La montée en puissance de la Chine bouleverse sous nos yeux et de façon durable le système international. Il n'y a pas d'autre changement plus profond ni de plus essentiel.

Aujourd'hui, la Chine a dépassé le Japon et est devenue la seconde puissance économique après les États-Unis. Le taux de croissance moyen des 30 dernières années a été de 9,5%, celui des exportations de 18%, le revenu par habitant dépasse les 8000$US, sortant du même coup 500 millions de Chinois de l'extrême pauvreté.

La Chine inquiète. Elle a accumulé un trésor estimé à 3200 milliards US, avec lequel elle achète tout se dont elle a besoin: des terres, des mines, des entreprises de haute technologie, des parts de marchés et, on peut le penser, la complaisance des gouvernements (voir le texte de Richard Dupaul dans La Presse du 12 mars).

Les analystes affirment que la période de croissance «à marche forcée» tire à sa fin. Déjà en 2012, la baisse des revenus d'exportations limitera la hausse du PIB à 7,5%. Même avec un taux de croissance réduit, d'ici 20 ans, l'économie devrait dépasser celle des États-Unis et le revenu moyen doublera à 16 000$US, le niveau intermédiaire, celui atteint par le Chili aujourd'hui. Déjà, les autorités chinoises s'inquiètent de voir le pays stagner. Le temps des réformes est-il arrivé?

C'est ce qu'affirme une étude, China 2030, préparée conjointement par la Banque mondiale et le Centre de recherche sur le développement, une institution du gouvernement chinois qui opère à proximité du premier cercle du pouvoir. Le diagnostic est prévisible: il faut faire de la Chine un pays à économie de marché sensible aux besoins de sa population et respectueux de l'environnement et des règles internationales qui régissent le commerce et le système monétaire. C'est la voie du marché vers la prospérité.

À terme, la Chine doit rentrer dans le rang, devenir au plus vite un pays comme les autres, surendetté et à croissance anémique; un partenaire sans histoire, un client pour nos technologies et un fournisseur abordable. Les ficelles néolibérales du rapport sont trop apparentes pour inspirer confiance. L'essentiel est ailleurs.

La croissance des dernières décennies n'est pas seulement attribuable à une main-d'oeuvre abondante et bon marché, à l'importation de technologies et à une devise sous-évaluée, mais beaucoup à la capacité du gouvernement chinois d'énoncer des politiques et de les mettre en application sur une longue période. C'est l'avantage du dirigisme, qui associe propriété publique et direction autoritaire.

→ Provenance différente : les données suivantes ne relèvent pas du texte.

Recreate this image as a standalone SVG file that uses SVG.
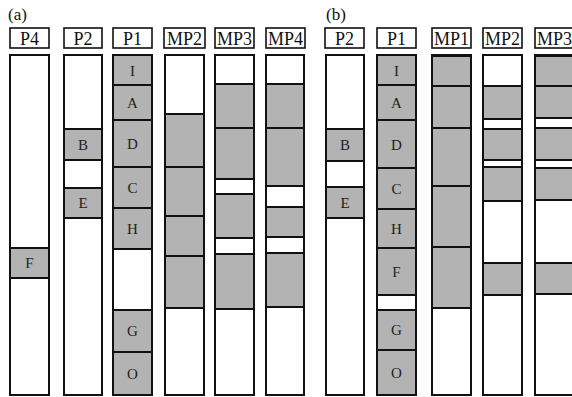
<svg xmlns="http://www.w3.org/2000/svg" width="572" height="397" viewBox="0 0 572 397">
<style>
.bg{fill:#fff}
.col{fill:none;stroke:#111;stroke-width:2}
.seg{fill:#b3b3b3;stroke:#111;stroke-width:2}
.hdr{fill:#fff;stroke:#111;stroke-width:1.6}
.ht{font-family:"Liberation Serif","Times New Roman","DejaVu Serif",serif;font-size:18px;text-anchor:middle;fill:#111}
.st{font-family:"Liberation Serif","Times New Roman","DejaVu Serif",serif;font-size:15px;text-anchor:middle;fill:#222}
.pt{font-family:"Liberation Serif","Times New Roman","DejaVu Serif",serif;font-size:17px;fill:#111}
</style>
<rect class="bg" x="0" y="0" width="572" height="397"/>
<text class="pt" x="8" y="20">(a)</text>
<text class="pt" x="326" y="20">(b)</text>

<g id="a-P4">
<rect class="hdr" x="10" y="28" width="39" height="20"/><text class="ht" x="29.5" y="45">P4</text>
<rect class="bg" x="10" y="55" width="39" height="340"/>
<rect class="seg" x="10" y="248" width="39" height="30"/><text class="st" x="29.5" y="268">F</text>
<rect class="col" x="10" y="55" width="39" height="340"/>
</g>

<g id="a-P2">
<rect class="hdr" x="64" y="28" width="38" height="20"/><text class="ht" x="83" y="45">P2</text>
<rect class="bg" x="64" y="55" width="38" height="340"/>
<rect class="seg" x="64" y="129" width="38" height="31"/><text class="st" x="83" y="150">B</text>
<rect class="seg" x="64" y="188" width="38" height="30"/><text class="st" x="83" y="208">E</text>
<rect class="col" x="64" y="55" width="38" height="340"/>
</g>

<g id="a-P1">
<rect class="hdr" x="113" y="28" width="39" height="20"/><text class="ht" x="132.5" y="45">P1</text>
<rect class="bg" x="113" y="55" width="39" height="340"/>
<rect class="seg" x="113" y="55" width="39" height="30"/><text class="st" x="132.5" y="76">I</text>
<rect class="seg" x="113" y="85" width="39" height="35"/><text class="st" x="132.5" y="108">A</text>
<rect class="seg" x="113" y="120" width="39" height="47"/><text class="st" x="132.5" y="149">D</text>
<rect class="seg" x="113" y="167" width="39" height="41"/><text class="st" x="132.5" y="193">C</text>
<rect class="seg" x="113" y="208" width="39" height="41"/><text class="st" x="132.5" y="234">H</text>
<rect class="seg" x="113" y="310" width="39" height="42"/><text class="st" x="132.5" y="336">G</text>
<rect class="seg" x="113" y="352" width="39" height="43"/><text class="st" x="132.5" y="379">O</text>
<rect class="col" x="113" y="55" width="39" height="340"/>
</g>

<g id="a-MP2">
<rect class="hdr" x="164" y="28" width="41" height="20"/><text class="ht" x="184.5" y="45">MP2</text>
<rect class="bg" x="165" y="55" width="39" height="340"/>
<rect class="seg" x="165" y="114" width="39" height="53"/>
<rect class="seg" x="165" y="167" width="39" height="49"/>
<rect class="seg" x="165" y="216" width="39" height="40"/>
<rect class="seg" x="165" y="256" width="39" height="52"/>
<rect class="col" x="165" y="55" width="39" height="340"/>
</g>

<g id="a-MP3">
<rect class="hdr" x="215" y="28" width="39" height="20"/><text class="ht" x="234.5" y="45">MP3</text>
<rect class="bg" x="215" y="55" width="39" height="340"/>
<rect class="seg" x="215" y="84" width="39" height="44"/>
<rect class="seg" x="215" y="128" width="39" height="51"/>
<rect class="seg" x="215" y="194" width="39" height="44"/>
<rect class="seg" x="215" y="254" width="39" height="55"/>
<rect class="col" x="215" y="55" width="39" height="340"/>
</g>

<g id="a-MP4">
<rect class="hdr" x="266" y="28" width="39" height="20"/><text class="ht" x="285.5" y="45">MP4</text>
<rect class="bg" x="266" y="55" width="38" height="340"/>
<rect class="seg" x="266" y="84" width="38" height="44"/>
<rect class="seg" x="266" y="128" width="38" height="58"/>
<rect class="seg" x="266" y="207" width="38" height="30"/>
<rect class="seg" x="266" y="253" width="38" height="54"/>
<rect class="col" x="266" y="55" width="38" height="340"/>
</g>

<g id="b-P2">
<rect class="hdr" x="325" y="28" width="39" height="20"/><text class="ht" x="344.5" y="45">P2</text>
<rect class="bg" x="326" y="55" width="38" height="340"/>
<rect class="seg" x="326" y="129" width="38" height="32"/><text class="st" x="345" y="150">B</text>
<rect class="seg" x="326" y="187" width="38" height="31"/><text class="st" x="345" y="208">E</text>
<rect class="col" x="326" y="55" width="38" height="340"/>
</g>

<g id="b-P1">
<rect class="hdr" x="377" y="28" width="39" height="20"/><text class="ht" x="396.5" y="45">P1</text>
<rect class="bg" x="377" y="55" width="39" height="340"/>
<rect class="seg" x="377" y="55" width="39" height="30"/><text class="st" x="396.5" y="76">I</text>
<rect class="seg" x="377" y="85" width="39" height="35"/><text class="st" x="396.5" y="108">A</text>
<rect class="seg" x="377" y="120" width="39" height="48"/><text class="st" x="396.5" y="150">D</text>
<rect class="seg" x="377" y="168" width="39" height="41"/><text class="st" x="396.5" y="194">C</text>
<rect class="seg" x="377" y="209" width="39" height="39"/><text class="st" x="396.5" y="234">H</text>
<rect class="seg" x="377" y="248" width="39" height="47"/><text class="st" x="396.5" y="277">F</text>
<rect class="seg" x="377" y="310" width="39" height="40"/><text class="st" x="396.5" y="335">G</text>
<rect class="seg" x="377" y="350" width="39" height="45"/><text class="st" x="396.5" y="378">O</text>
<rect class="col" x="377" y="55" width="39" height="340"/>
</g>

<g id="b-MP1">
<rect class="hdr" x="432" y="28" width="39" height="20"/><text class="ht" x="451.5" y="45">MP1</text>
<rect class="bg" x="432" y="55" width="39" height="340"/>
<rect class="seg" x="432" y="56" width="39" height="30"/>
<rect class="seg" x="432" y="86" width="39" height="42"/>
<rect class="seg" x="432" y="128" width="39" height="58"/>
<rect class="seg" x="432" y="186" width="39" height="61"/>
<rect class="seg" x="432" y="247" width="39" height="61"/>
<rect class="col" x="432" y="55" width="39" height="340"/>
</g>

<g id="b-MP2">
<rect class="hdr" x="483" y="28" width="39" height="20"/><text class="ht" x="502.5" y="45">MP2</text>
<rect class="bg" x="483" y="55" width="39" height="340"/>
<rect class="seg" x="483" y="86" width="39" height="33"/>
<rect class="seg" x="483" y="129" width="39" height="31"/>
<rect class="seg" x="483" y="167" width="39" height="34"/>
<rect class="seg" x="483" y="263" width="39" height="32"/>
<rect class="col" x="483" y="55" width="39" height="340"/>
</g>

<g id="b-MP3">
<rect class="hdr" x="535" y="28" width="39" height="20"/><text class="ht" x="554.5" y="45">MP3</text>
<rect class="bg" x="535" y="55" width="39" height="340"/>
<rect class="seg" x="535" y="56" width="39" height="30"/>
<rect class="seg" x="535" y="86" width="39" height="32"/>
<rect class="seg" x="535" y="128" width="39" height="32"/>
<rect class="seg" x="535" y="168" width="39" height="32"/>
<rect class="seg" x="535" y="263" width="39" height="31"/>
<rect class="col" x="535" y="55" width="39" height="340"/>
</g>
</svg>
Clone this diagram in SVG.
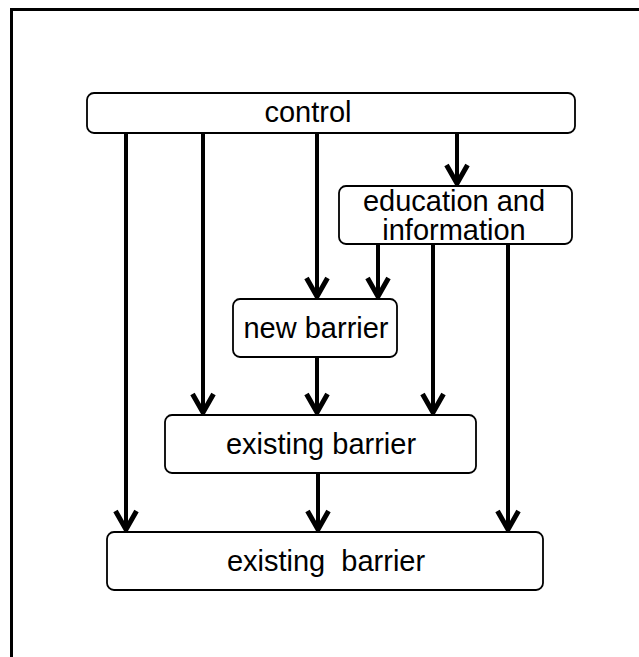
<svg xmlns="http://www.w3.org/2000/svg" width="639" height="657" viewBox="0 0 639 657">
<defs>
<style>
.box{fill:#fff;stroke:#000;stroke-width:1.8}
.lbl{font-family:"Liberation Sans",Arial,sans-serif;font-size:29px;fill:#000;text-anchor:middle}
.edge{fill:none;stroke:#000;stroke-width:4}
</style>
<marker id="arr" markerUnits="userSpaceOnUse" viewBox="-26 -16 30 32" markerWidth="30" markerHeight="32" refX="0" refY="0" orient="auto">
<path d="M-20,-10.5 L-1.5,0 L-20,10.5" fill="none" stroke="#000" stroke-width="5" stroke-linejoin="miter"/>
</marker>
</defs>
<rect x="0" y="0" width="639" height="657" fill="#fff"/>
<rect x="11.5" y="9.5" width="700" height="700" fill="none" stroke="#000" stroke-width="3"/>
<g id="connectors">
<path class="edge" d="M126,133 V531" marker-end="url(#arr)"/>
<path class="edge" d="M203,133 V414" marker-end="url(#arr)"/>
<path class="edge" d="M317,133 V298" marker-end="url(#arr)"/>
<path class="edge" d="M457,133 V185" marker-end="url(#arr)"/>
<path class="edge" d="M378,244 V298" marker-end="url(#arr)"/>
<path class="edge" d="M433,244 V414" marker-end="url(#arr)"/>
<path class="edge" d="M508,244 V531" marker-end="url(#arr)"/>
<path class="edge" d="M317,357 V414" marker-end="url(#arr)"/>
<path class="edge" d="M318,473 V531" marker-end="url(#arr)"/>
</g>
<g id="control">
<rect class="box" x="87" y="93" width="488" height="40" rx="7"/>
<text class="lbl" x="308" y="122">control</text>
</g>
<g id="education">
<rect class="box" x="339" y="186" width="233" height="58" rx="7"/>
<text class="lbl" x="454" y="211">education and</text>
<text class="lbl" x="454" y="240">information</text>
</g>
<g id="new_barrier">
<rect class="box" x="233" y="299" width="164" height="58" rx="7"/>
<text class="lbl" x="316" y="338">new barrier</text>
</g>
<g id="existing_barrier_1">
<rect class="box" x="165" y="415" width="311" height="58" rx="7"/>
<text class="lbl" x="321" y="454">existing barrier</text>
</g>
<g id="existing_barrier_2">
<rect class="box" x="107" y="532" width="436" height="58" rx="7"/>
<text class="lbl" x="326" y="571" xml:space="preserve">existing  barrier</text>
</g>
</svg>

La formule est connue, elle a sorti le Japon, Singapour et la Corée de la misère. Le capitalisme d'État est aujourd'hui, avec quelques variations, le modèle dominant des pays émergents. Quelle catastrophe pour nos démocraties si la Chine s'y conformait; d'où l'appel orchestré aux réformes.

Même en acceptant la participation des groupes d'intérêts et en tolérant l'émergence d'une société civile, le gouvernement chinois possède une réserve d'autorité et les moyens de coercition pour imposer une politique industrielle et donc orienter durablement les investissements. C'est l'avantage chinois. Ce n'est pas un modèle, c'est la réalité de la concurrence à laquelle nous faisons face, avec son lot de favoritisme, de gaspillage, de corruption et de népotisme. Plus la Chine accroît la productivité de ses industries, plus elle nous force à devenir compétitifs.

Le contraste est frappant. Nos démocraties subissent le «piège de la gouvernance», celui des gouvernements paralysés par les groupes d'intérêts qui réclament le plus d'inaction possible. Un seul mot d'ordre: «Bloquons!»